I even came to appreciate Petty’s voice for pretty much the same reason I had loathed it — that nasally twang reminiscent of Bob Dylan’s early work was meant to capture a common experience, except that Petty’s could lift off into the melodic stratosphere. What I appreciated most, however, was his penchant in those early years to slur lyrics into a drunk, nearly indecipherable language of his own. (My friend Kevin and I used to think the line, “But never as good as I feel right now,” from “The Waiting,” was actually the more nonsensical phrase, “The leather is good as I feel right now.”) When you finally figured out what he was saying, it was all the more rewarding.

Now, with his passing, many of the tributes to Petty do an admirable job of explaining Petty as a “rock legend” who played the Super Bowl. They list his biggest albums and greatest hits almost as though they are checking off groceries. But for early fans, and semi-early fans like myself, especially those from Florida, I think it’s important to acknowledge that a “graduation” happened with his first solo album, Full Moon Fever, in 1989. I bought the CD on the day it was released, and I listened to the first track, “Free Fallin’,” at least a half dozen times before giving the rest of the album attention. I knew he had done it: Always on the outskirts as a “southern” rocker, he had created something more accessible to the masses, and in the package of a lovely sing-along. But his sound had changed from what I originally fell for — his singing was crystal clear, well-enunciated; many of his songs veered toward acoustic Byrds.

Which is to say, there will always be a separate Petty who existed first. And we experienced it/him in the land where he was born and raised, among his environmental, social, and economic influences. If his later work seems born of California sunshine, the early stuff possesses the sting of Florida sunburn, of jagged heat and mucky swamps and salty ocean and everything else we knew.
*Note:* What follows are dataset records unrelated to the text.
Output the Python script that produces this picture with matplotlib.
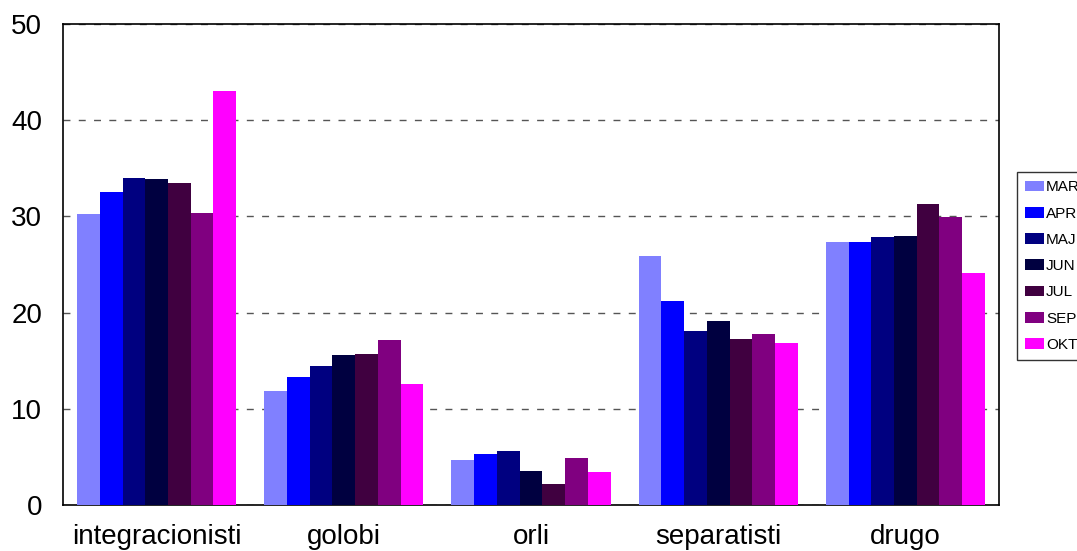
import numpy as np
import matplotlib
matplotlib.use('Agg')
import matplotlib.pyplot as plt

plt.rcParams['font.family'] = ['Liberation Sans', 'DejaVu Sans']

# podatki
categories = ['integracionisti', 'golobi', 'orli', 'separatisti', 'drugo']
months = ['MAR', 'APR', 'MAJ', 'JUN', 'JUL', 'SEP', 'OKT']
colors = ['#8080FF', '#0000FF', '#000080', '#000040', '#400040', '#800080', '#FF00FF']

MAR = [30.3, 11.8, 4.7, 25.9, 27.3]
APR = [32.5, 13.3, 5.3, 21.2, 27.3]
MAJ = [34.0, 14.4, 5.6, 18.1, 27.9]
JUN = [33.9, 15.6, 3.5, 19.1, 28.0]
JUL = [33.5, 15.7, 2.2, 17.3, 31.3]
SEP = [30.4, 17.1, 4.9, 17.8, 29.9]
OKT = [43.0, 12.6, 3.4, 16.8, 24.1]
series = [MAR, APR, MAJ, JUN, JUL, SEP, OKT]

fig = plt.figure(figsize=(10.77, 5.51), dpi=100)
ax = fig.add_axes([63/1077, 1-505/551, (999-63)/1077, (505-24)/551])

x = np.arange(len(categories))
w = 0.85 / len(months)
for i, (vals, name) in enumerate(zip(series, months)):
    ax.bar(x - 0.425 + w*(i+0.5), vals, width=w, color=colors[i], label=name,
           linewidth=0, zorder=3)

ax.set_xlim(-0.5, len(categories)-0.5)
ax.set_ylim(0, 50)
ax.set_yticks(range(0, 51, 10))
ax.set_xticks(x)
ax.set_xticklabels(categories)
ax.tick_params(axis='both', length=0, labelsize=20)
ax.tick_params(axis='x', pad=14)
ax.tick_params(axis='y', pad=15)
ax.yaxis.grid(True, linestyle=(0, (5, 6)), color='#555555', linewidth=1, zorder=0)
for s in ax.spines.values():
    s.set_color('black')
    s.set_linewidth(1.2)

leg = fig.legend(loc='upper left', bbox_to_anchor=(1017/1077, 1-172/551),
                 frameon=True, fancybox=False, fontsize=11, handlelength=1.2,
                 handleheight=0.7, handletextpad=0.15, labelspacing=0.8,
                 borderpad=0.55, borderaxespad=0)
leg.get_frame().set_edgecolor('black')
leg.get_frame().set_linewidth(1)

plt.savefig('out.png', dpi=100)
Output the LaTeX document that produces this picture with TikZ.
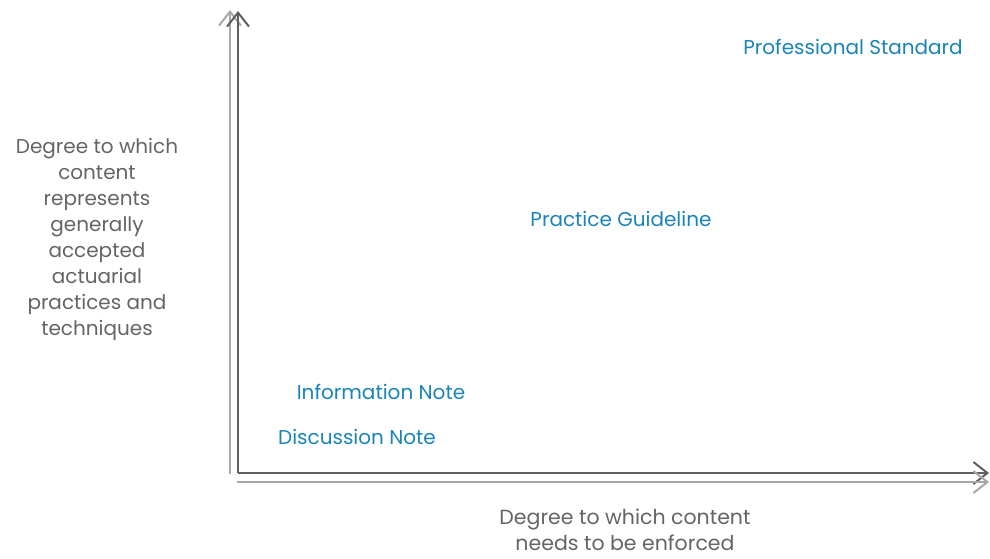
\documentclass[tikz,border=0pt]{standalone}
\usepackage{fontspec}
\setmainfont{Poppins}
\usetikzlibrary{arrows.meta}
\definecolor{lblue}{RGB}{24,132,184}
\definecolor{tgray}{RGB}{100,100,100}
\definecolor{dline}{RGB}{95,95,95}
\definecolor{lline}{RGB}{168,168,168}
\tikzset{
  cat/.style={text=lblue, font=\fontsize{20}{24}\selectfont, inner sep=0pt, anchor=center},
  axlabel/.style={text=tgray, font=\fontsize{20}{26}\selectfont, align=center, inner sep=0pt},
  darkax/.style={draw=dline, line width=2pt, -{Straight Barb[length=14pt,width=22pt,line width=2pt]}},
  lightax/.style={draw=lline, line width=2pt, -{Straight Barb[length=14pt,width=22pt,line width=2pt]}}
}
\begin{document}
\begin{tikzpicture}[x=1pt,y=-1pt]
\useasboundingbox (0,0) rectangle (990,558);
% axes
\coordinate (lo) at (230,474);
\coordinate (lt) at (230,10);
\coordinate (do) at (238,473);
\coordinate (dt) at (238,11);
\coordinate (dr) at (989,473);
\coordinate (ls) at (237,482);
\coordinate (lr) at (989,482);
\draw[lightax] (lo) -- (lt);
\draw[darkax] (dt |- do) -- (dt);
\draw[darkax] (do) -- (dr);
\draw[lightax] (ls) -- (lr);
% labels
\node[cat] (ps) at (853,47) {Professional Standard};
\node[cat] (pg) at (621,219) {Practice Guideline};
\node[cat] (in) at (381,392) {Information Note};
\node[cat] (dn) at (357,437) {Discussion Note};
\node[axlabel] (yl) at (97,239) {Degree to which\\content\\represents\\generally\\accepted\\actuarial\\practices and\\techniques};
\node[axlabel, font=\fontsize{20.5}{26}\selectfont] (xl) at (625,530) {Degree to which content\\needs to be enforced};
\end{tikzpicture}
\end{document}
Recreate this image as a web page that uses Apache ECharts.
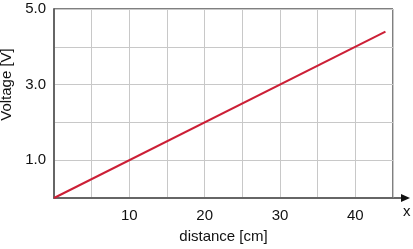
<!DOCTYPE html>
<html>
<head>
<meta charset="utf-8">
<script src="https://cdn.jsdelivr.net/npm/echarts@6/dist/echarts.min.js"></script>
<style>
  html, body { margin: 0; padding: 0; background: #fff; }
  #chart { width: 413px; height: 249px; }
</style>
</head>
<body>
<div id="chart"></div>
<script>
// distance [cm] vs voltage [V]
var distance = [0, 44];
var voltage = [0, 4.4];
var xTicks = [10, 20, 30, 40];
var yTicks = [1, 3, 5];

var pts = [];
for (var i = 0; i < distance.length; i++) {
  pts.push([distance[i], voltage[i]]);
}

var font = 'Liberation Sans, Arial, sans-serif';
var ec = echarts.init(document.getElementById('chart'));
ec.setOption({
  animation: false,
  grid: {
    left: 54, right: 20, top: 9, bottom: 51,
    outerBoundsMode: 'none',
    containLabel: false,
    show: true,
    borderColor: '#000',
    borderWidth: 1
  },
  xAxis: {
    type: 'value',
    min: 0, max: 45, interval: 5,
    name: 'distance [cm]',
    nameLocation: 'middle',
    nameGap: 31,
    nameTextStyle: { color: '#111', fontSize: 15, fontFamily: font },
    axisLine: { lineStyle: { color: '#666', width: 2 } },
    axisTick: { show: false },
    axisLabel: {
      color: '#111', fontSize: 15, fontFamily: font, margin: 10,
      formatter: function (v) { return xTicks.indexOf(v) >= 0 ? String(v) : ''; }
    },
    splitLine: { show: true, lineStyle: { color: '#c8c8c8', width: 1 } }
  },
  yAxis: {
    type: 'value',
    min: 0, max: 5, interval: 1,
    name: 'Voltage [V]',
    nameLocation: 'middle',
    nameRotate: 90,
    nameGap: 38,
    nameTextStyle: { color: '#111', fontSize: 15, fontFamily: font, padding: [0, 0, 0, 38] },
    axisLine: { show: true, lineStyle: { color: '#666', width: 2 } },
    axisTick: { show: false },
    axisLabel: {
      color: '#111', fontSize: 15, fontFamily: font, margin: 8,
      formatter: function (v) { return yTicks.indexOf(v) >= 0 ? v.toFixed(1) : ''; }
    },
    splitLine: { show: true, lineStyle: { color: '#c8c8c8', width: 1 } }
  },
  graphic: [
    // axis arrow extension and "x" label
    { type: 'line', shape: { x1: 393, y1: 198, x2: 402, y2: 198 }, style: { stroke: '#666', lineWidth: 2 } },
    { type: 'polygon', shape: { points: [[410, 198], [401, 194], [401, 202]] }, style: { fill: '#111' } },
    { type: 'text', left: 403, top: 204, style: { text: 'x', fill: '#111', fontSize: 15, fontFamily: font } }
  ],
  series: [{
    type: 'line',
    data: pts,
    symbol: 'none',
    lineStyle: { color: '#cc1f36', width: 2 }
  }]
});
</script>
</body>
</html>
As much as any writer from our time, I would argue that he was a state laureate — maybe song lyrics are not poetry to some, but with music they are valid and essential in describing place, time, and love. The Petty hits have this ecology, sure. But look a little deeper. It’s all there, on the first seven albums, on the B-sides and singles that didn’t make any side: “Letting You Go,” “A Wasted Life,” “Straight Into Darkness,” “We Stand a Chance,” “Deliver Me,” “Magnolia,” “Hurt,” “Fooled Again,” “Dogs on the Run,” and on. It’s Florida, from the day Petty was born in 1950, and into the new millennium, in which young and drunk people scream lyrics to “American Girl” in Gulf-side bars.

We all have our favorites. If you would like to sit down at a jukebox sometime and discuss, I’m game. But as my thesis summary, I now see how they push toward all sides of the emotional spectrum that a young man might experience while growing up in Florida, from down-and-out to delirious with possibility. Nearly always, they are the musings of a romantic, falling in love, or falling out of love.  

In “The Wild One, Forever,” from his first album, 1976’s Tom Petty and the Heartbreakers, he opens in a warbled, almost warped pitch:

Well, the moon sank as the wind blew,

And the streetlights slowly died.

Yeah, they call you the wild one, said stay away from her,

Said she could love no one if she tried.

The scene is set. I remember hearing it, as a young man in Tampa, the humid and coral Florida dusk arriving outside, and getting that feeling: “Ah.”

Something more — love, understanding — was waiting for me up ahead.